Still, I know from personal experience, the events and conditions that are pushing our gay children to suicide go far beyond what is encapsulated in the word bullying, and it is a smack in the face of the dead to repeatedly address it as such. These children are victims of societal and cultural oppression. They are victims of severe violence, of bigotry. They are victims of severe harassment and outputs of the abiding homophobia that is deeply embedded in our society and its citizens. They are victims of prejudice, bigotry, oppression, and brutality. But these are not words the media is comfortable using, because they are not palatable to the homophobic public. Furthermore, the mainstream media is also systemically homophobic.
By focusing solely on the idea of bullying, they are telling us that homophobia and moral hatred of homosexuals is acceptable, but acting on these ideals (bullying) is unacceptable. It is the same logic that produced the ‘love the sinner, hate the sin,’ creed. To speak of the current environment as bigoted, brutal and oppressive, would call out anti-gay oppression and homophobia itself as unacceptable at its core. The term bullying packages these events for the homophobic public, making it acceptable to be appalled by physical violence against gay children and to be simultaneously, morally against homosexuality and homosexual (and queer) liberation. Calling oppression “bullying,” does little to address the real issue as it does not dare to even name the issue.

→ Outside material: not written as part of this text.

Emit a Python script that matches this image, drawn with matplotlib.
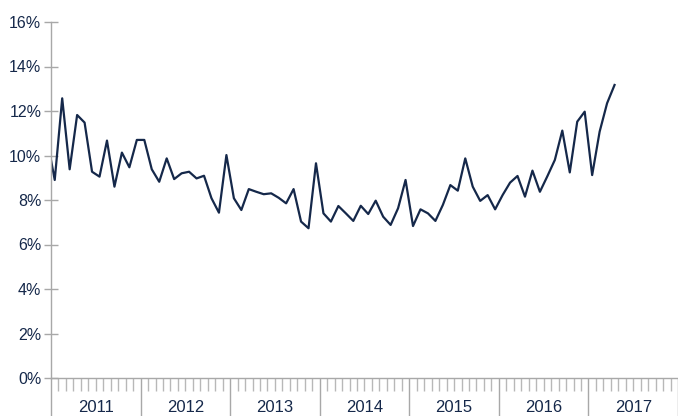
import matplotlib
matplotlib.use("Agg")
import matplotlib.pyplot as plt
import numpy as np

# monthly values, Dec 2010 .. Apr 2017 (first one is clipped by the axis)
values = [10.7,
          8.9, 12.57, 9.38, 11.82, 11.48, 9.27, 9.05, 10.67, 8.6, 10.13, 9.47, 10.7,
          10.7, 9.38, 8.82, 9.87, 8.94, 9.2, 9.27, 8.97, 9.09, 8.08, 7.43, 10.02,
          8.08, 7.55, 8.49, 8.37, 8.26, 8.3, 8.1, 7.85, 8.49, 7.03, 6.73, 9.65,
          7.4, 7.03, 7.73, 7.4, 7.06, 7.74, 7.37, 7.97, 7.25, 6.88, 7.63, 8.9,
          6.83, 7.58, 7.4, 7.06, 7.78, 8.67, 8.42, 9.87, 8.6, 7.96, 8.22, 7.58,
          8.22, 8.78, 9.08, 8.15, 9.32, 8.37, 9.07, 9.8, 11.12, 9.24, 11.52, 11.97,
          9.12, 11.07, 12.35, 13.17]
years = [2011, 2012, 2013, 2014, 2015, 2016, 2017]
yticks = [0, 2, 4, 6, 8, 10, 12, 14, 16]

navy = "#15284a"
grey = "#a8a8a8"
plt.rcParams['font.family'] = ['Liberation Sans', 'DejaVu Sans']

# x in months since Jan 2011, points in the middle of each month
months = np.arange(len(values)) - 1 + 0.5

fig = plt.figure(figsize=(6.78, 4.16), dpi=100)
ax = fig.add_axes([51 / 678, 38 / 416, 627 / 678, 356 / 416])
ax.plot(months, values, color=navy, lw=1.6, solid_joinstyle='round')

ax.set_xlim(0, 84)
ax.set_ylim(0, 16)
ax.set_yticks(yticks)
ax.set_yticklabels([str(t) + "%" for t in yticks])
ax.set_xticks(np.arange(0, 85, 12))
ax.set_xticklabels([])
ax.set_xticks(np.arange(0, 85, 1), minor=True)

for s in ["top", "right"]:
    ax.spines[s].set_visible(False)
for s in ["left", "bottom"]:
    ax.spines[s].set_color(grey)
    ax.spines[s].set_linewidth(1)

ax.tick_params(axis='y', direction='inout', length=10, width=1, color=grey,
               labelcolor=navy, labelsize=11.5, pad=2)
ax.tick_params(axis='x', which='major', direction='out', length=30, width=1, color=grey)
ax.tick_params(axis='x', which='minor', direction='out', length=9.5, width=1, color="#b8b8b8")

# year labels centered between the year ticks
for i, y in enumerate(years):
    ax.annotate(str(y), xy=(i * 12 + 6, 0), xycoords=('data', 'axes fraction'),
                xytext=(0, -24.5), textcoords='offset points',
                ha='center', va='baseline', color=navy, fontsize=12)

fig.savefig("out.png", dpi=100)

 How absurd would it sound to speak of feminists as women reacting to centuries of misogynistic bullying? How sacrilegious to speak of black communities as having been bullied by whites? Would it pass to speak of instances of anti-Semitic violence, oppression or ostracization, even against a Jewish youth today, as bullying? But we have begun to come to terms with racism. At least most will not speak out openly against you if you say racism, at its root, is wrong and should be eradicated. With sexism also, we have made progress enough to be able to speak of it as a cultural flaw (although there is much work to be done on both fronts and in many ways, we are again moving backwards).

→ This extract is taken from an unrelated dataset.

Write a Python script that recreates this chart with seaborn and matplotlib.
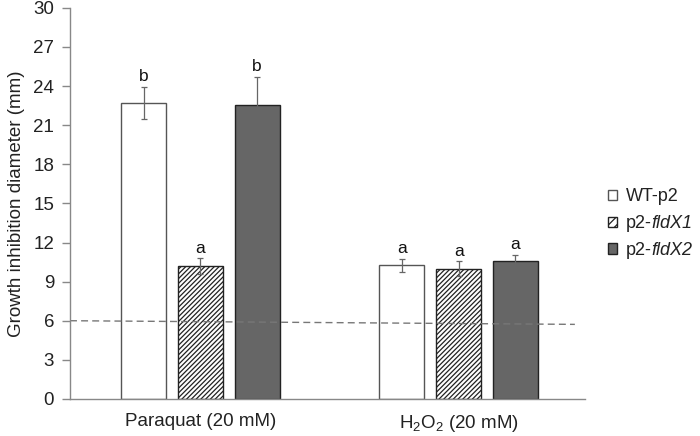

We must address the real situations that are leading our progeny to the most brutal final act against themselves. Many of these issues expand beyond basic concepts of  homophobia, tying into ideals of heterosexual, masculine and feminine identities, economic and patriotic insecurities, and long histories of cultural stigma. But we will not begin to delve into the issues that are creating the oppressive, homophobic climate that is painting the current world these children are being born into as an impossible place for them to live and grow, if we cannot even name the situations they are facing. We owe it to our children to stop the “bullying” talk, and start talking seriously about homophobia, bigotry, social oppression and the brutal, daily violence they (and we) are facing.
To name something is to begin to have power over that thing. Until we call it out by name and turn it to face, it will evade us in the shadows or remain camouflaged in its acceptably packaged box. But I think when you put your hand in, you will find that the jaws of the beast are much more powerful than the label has led you to believe.